Donations, grants and student interns: more efforts to keep the news industry up and reporting

An ongoing topic of discussion in UMSL’s mass communication courses, on this blog, and elsewhere, has been the struggle to find new ways to gather and distribute news that are financially sustainable.  Two very different publications that have received news attention recently point to some of the challenges and opportunities of this new era, particularly as they relate to not-for-profit or grant-funded efforts. One’s a traditional newspaper, The Telegraph of Macon, Georgia. The other is an innovative website, Homicide Watch DC.  Each is seeking to survive by seeking donations or grant support to integrate students into their production process.

First, there’s Homicide Watch DC.  This is website based in Washington, DC.  Its purpose is to document each and every murder that takes place in that city. The landing page usually features posts of breaking news.  However, the site is also organized by people. There’s a page for every victim with information about them, when and where they were killed, as well as details about progress of their case. This can include who the suspects are and whether they’ve been caught or convicted. There’s also space for people to submit memorials and frequent “guest columnists” who knew the victims personally and write about their lives. The site has been largely the work of just two people – Laura and Chris Amico. Laura Amico was interviewed on On the Media last year, where she had this to say about why the site was important to her community, where many of these murders do not get much coverage in the more established press:

People have these deeply emotional moments, and what we see is that when they’re not asked for their stories and when they’re not asked what happened, they get the impression that it doesn’t matter – their son’s life or their mother’s life wasn’t worth talking about. And I think that’s the saddest thing.

However, as The New York Times’ David Carr noted in a column earlier this week, the site went “on hiatus” (that is, it stopped posting new stories) in August.  The Amicos can’t manage it alone anymore – they’ve got job obligations that will take them out of the city for a year – and they hadn’t been able to win grant funding to help keep the site up and running. So, they launched a Kickstarter campaign to raise funds to a hire student interns for a year.  Kickstarter is a “crowdfunding” website. More information about the phenomena is available in an Economist article published in June. Basically, though, it’s a platform where people with an idea of something they’d like to do and create post their pitch for their project, and then people can donate money to help them do it. The project doesn’t go forward (and the money isn’t collected) unless the pledge meets the project’s specific, pre-specified goal. Many of the projects are media endeavors of some sort. For example, The Economist reports that many of most well-funded projects are for video games or video-game related hardware. The person behind the project determines what the donors get in return. In some cases it’s a copy of the work the campaign was designed to support, which means the site can function almost as a means of generating prepaid orders. If there are enough to cover the costs of the project, it goes forward. In other cases, however, the donors just get a shout-out or some sort of modest gift, just like the people who pledge their support to PBS.

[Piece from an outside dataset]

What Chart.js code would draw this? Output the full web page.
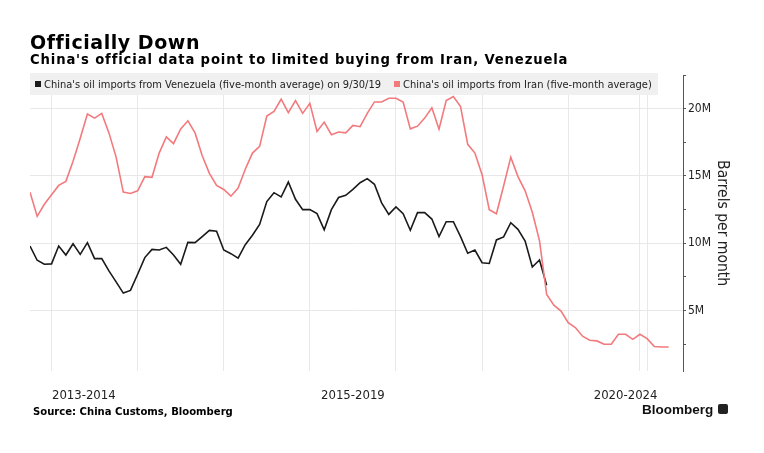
<!DOCTYPE html>
<html>
<head>
<meta charset="utf-8">
<script src="https://cdn.jsdelivr.net/npm/chart.js@4.4.0/dist/chart.umd.min.js"></script>
<style>
  html, body { margin: 0; padding: 0; background: #fff; }
  #wrap { position: relative; width: 764px; height: 453px; overflow: hidden; }
  #chart { position: absolute; left: 0; top: 0; }
  .txt { position: absolute; white-space: nowrap; line-height: 1; color: #000; }
  #title { left: 30px; top: 31px; font: bold 19px "DejaVu Sans"; letter-spacing: 0.55px; }
  #subtitle { left: 30px; top: 51.5px; font: bold 13.2px "DejaVu Sans"; letter-spacing: 0.85px; }
  #legend { position: absolute; left: 30px; top: 73px; width: 628px; height: 22px; background: #f0f0f0;
    font: 11px "DejaVu Sans Condensed"; color: #222; display: flex; align-items: center; white-space: nowrap; }
  #legend .sw { display: inline-block; width: 6px; height: 6px; margin: 0 3px 0 5px; }
  #source { left: 33px; top: 405.2px; font: bold 11.2px "DejaVu Sans Condensed"; }
  #brand { left: 642px; top: 402.4px; font: bold 13.5px "Liberation Sans"; color: #111; }
  #logo { position: absolute; left: 718px; top: 404px; width: 10px; height: 10px; background: #222; border-radius: 2px; }
</style>
</head>
<body>
<div id="wrap">
  <canvas id="chart" width="764" height="453"></canvas>
  <div class="txt" id="title">Officially Down</div>
  <div class="txt" id="subtitle">China's official data point to limited buying from Iran, Venezuela</div>
  <div id="legend">
    <span class="sw" style="background:#1a1a1a"></span><span>China's oil imports from Venezuela (five-month average) on 9/30/19</span>
    <span class="sw" style="background:#f27a7d;margin-left:13px"></span><span>China's oil imports from Iran (five-month average)</span>
  </div>
  <div class="txt" id="source">Source: China Customs, Bloomberg</div>
  <div class="txt" id="brand">Bloomberg</div>
  <div id="logo"></div>
</div>
<script>
// monthly categories, Oct 2013 .. Mar 2021
const startYear = 2013, startMonth = 9;
const months = [];
for (let i = 0; i < 90; i++) {
  const m = startMonth + i;
  months.push((startYear + Math.floor(m / 12)) + '-' + String(m % 12 + 1).padStart(2, '0'));
}

// million barrels per month
const venezuela = [
  9.8, 8.74, 8.44, 8.47, 9.8, 9.13, 9.97, 9.18, 10.05, 8.86,
  8.86, 7.95, 7.13, 6.3, 6.5, 7.7, 8.94, 9.55, 9.5, 9.7,
  9.13, 8.44, 10.07, 10.05, 10.5, 10.96, 10.9, 9.5, 9.23, 8.9,
  9.9, 10.6, 11.4, 13.1, 13.76, 13.44, 14.55, 13.27, 12.5, 12.5,
  12.2, 11.0, 12.5, 13.4, 13.56, 14.0, 14.5, 14.8, 14.38, 13.0,
  12.15, 12.7, 12.2, 10.97, 12.28, 12.28, 11.8, 10.5, 11.6, 11.6,
  10.5, 9.26, 9.5, 8.56, 8.5, 10.25, 10.47, 11.53, 11.04, 10.17,
  8.24, 8.76, 6.88
];
const iran = [
  13.8, 12.0, 12.9, 13.6, 14.3, 14.6, 16.1, 17.8, 19.6, 19.3,
  19.65, 18.2, 16.4, 13.8, 13.7, 13.9, 14.95, 14.9, 16.7, 17.9,
  17.4, 18.5, 19.1, 18.2, 16.5, 15.2, 14.3, 14.0, 13.5, 14.1,
  15.5, 16.7, 17.2, 19.45, 19.8, 20.7, 19.7, 20.6, 19.65, 20.4,
  18.3, 19.0, 18.07, 18.27, 18.2, 18.76, 18.66, 19.65, 20.5, 20.5,
  20.77, 20.77, 20.5, 18.5, 18.7, 19.3, 20.07, 18.47, 20.6, 20.9,
  20.15, 17.35, 16.7, 15.1, 12.5, 12.2, 14.26, 16.4, 14.95, 13.9,
  12.3, 10.2, 6.2, 5.4, 4.97, 4.1, 3.74, 3.1, 2.8, 2.75,
  2.5, 2.5, 3.24, 3.24, 2.87, 3.24, 2.92, 2.33, 2.3, 2.3
];

// x axis: vertical grid positions and period labels (in month index)
const xGridAt = [3, 15, 27, 39, 51, 63, 75, 85, 86];
const xLabelAt = [7.5, 45, 83];
const xLabels = ['2013-2014', '2015-2019', '2020-2024'];
const yTicks = [2.5, 5, 7.5, 10, 12.5, 15, 17.5, 20, 22.5];

const toPoints = arr => arr.map((v, i) => ({ x: i, y: v }));

new Chart(document.getElementById('chart'), {
  type: 'line',
  data: {
    labels: months,
    datasets: [
      { label: "China's oil imports from Iran (five-month average)", data: toPoints(iran),
        borderColor: '#f27a7d', borderWidth: 1.6 },
      { label: "China's oil imports from Venezuela (five-month average) on 9/30/19", data: toPoints(venezuela),
        borderColor: '#1a1a1a', borderWidth: 1.6 },
    ],
  },
  options: {
    responsive: false,
    animation: false,
    layout: { padding: { left: 30, top: 75, right: 33, bottom: 32.4 } },
    elements: { point: { radius: 0 }, line: { tension: 0 } },
    plugins: { legend: { display: false }, tooltip: { enabled: false } },
    scales: {
      x: {
        type: 'linear',
        min: 0,
        max: 91,
        afterBuildTicks: s => {
          s.ticks = xGridAt.concat(xLabelAt).sort((a, b) => a - b).map(v => ({ value: v }));
        },
        ticks: {
          autoSkip: false,
          maxRotation: 0,
          padding: 16.9,
          color: '#222',
          font: { family: 'DejaVu Sans Condensed', size: 13 },
          callback: v => {
            const k = xLabelAt.indexOf(v);
            return k >= 0 ? xLabels[k] : '';
          },
        },
        grid: {
          drawTicks: false,
          color: ctx => (ctx.tick && xGridAt.includes(ctx.tick.value)) ? '#e8e8e8' : 'rgba(0,0,0,0)',
        },
        border: { display: false },
      },
      y: {
        position: 'right',
        min: 0.5,
        max: 22.5,
        afterBuildTicks: s => { s.ticks = yTicks.map(v => ({ value: v })); },
        afterFit: s => { s.width = 48; },
        ticks: {
          autoSkip: false,
          padding: 2,
          color: '#222',
          font: { family: 'DejaVu Sans Condensed', size: 12 },
          callback: v => (v % 5 === 0 ? v + 'M' : ''),
        },
        grid: {
          tickLength: 3,
          tickColor: '#555',
          color: ctx => (ctx.tick && ctx.tick.value % 5 === 0) ? '#e8e8e8' : 'rgba(0,0,0,0)',
        },
        border: { display: true, color: '#555' },
        title: {
          display: true,
          text: 'Barrels per month',
          color: '#222',
          padding: 0,
          font: { family: 'DejaVu Sans Condensed', size: 15.5 },
        },
      },
    },
  },
});
</script>
</body>
</html>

According to Homicide Watch’s website, they reached their funding goal Sunday night, having received a total $40,743 from just over a thousand donors. This will allow them to pay 5 student interns to help the project going for a year. They posted a call for applications on the site Monday. According to Carr’s column, they are hoping to sustain the site and its mission in the long term by finding a journalism school that will take over the site and by licensing the software behind the site to papers in other cities.

The other relevant story has to with The Telegraph, which is a daily located in Macon, Georgia. Like most papers, they’re facing declining readership and advertising revenue. However, they aren’t cutting back on the number of days they issue print editions, as many other papers are doing. Rather, according to an article by Christine Haughney in The New York Times, The Telegraph has moved to space on the campus of Mercer University. The plan is for students to supplement the paper’s paid staff. The institutions received grants to help renovate the space. In addition to the lower physical costs of being on campus, the paper gets access to energetic, enthusiastic, journalism students for whom the digital world is a native habitat. The students get the opportunity to gain practical experience that might help them get a paying job after they graduate.

Again, things that these two efforts have in common are that they’re partially funded by donations (from individuals, in the case of Homicide Watch and foundations, in the case of The Telegraph) and that both seem to be seeking to lower the cost of gathering news by using students to help do so. Will this be enough to sustain them? It’s hard to say yet.  However, these initiatives are another indication of the newspaper industry’s ongoing struggle to find some sort of solid financial footing in the new media environment.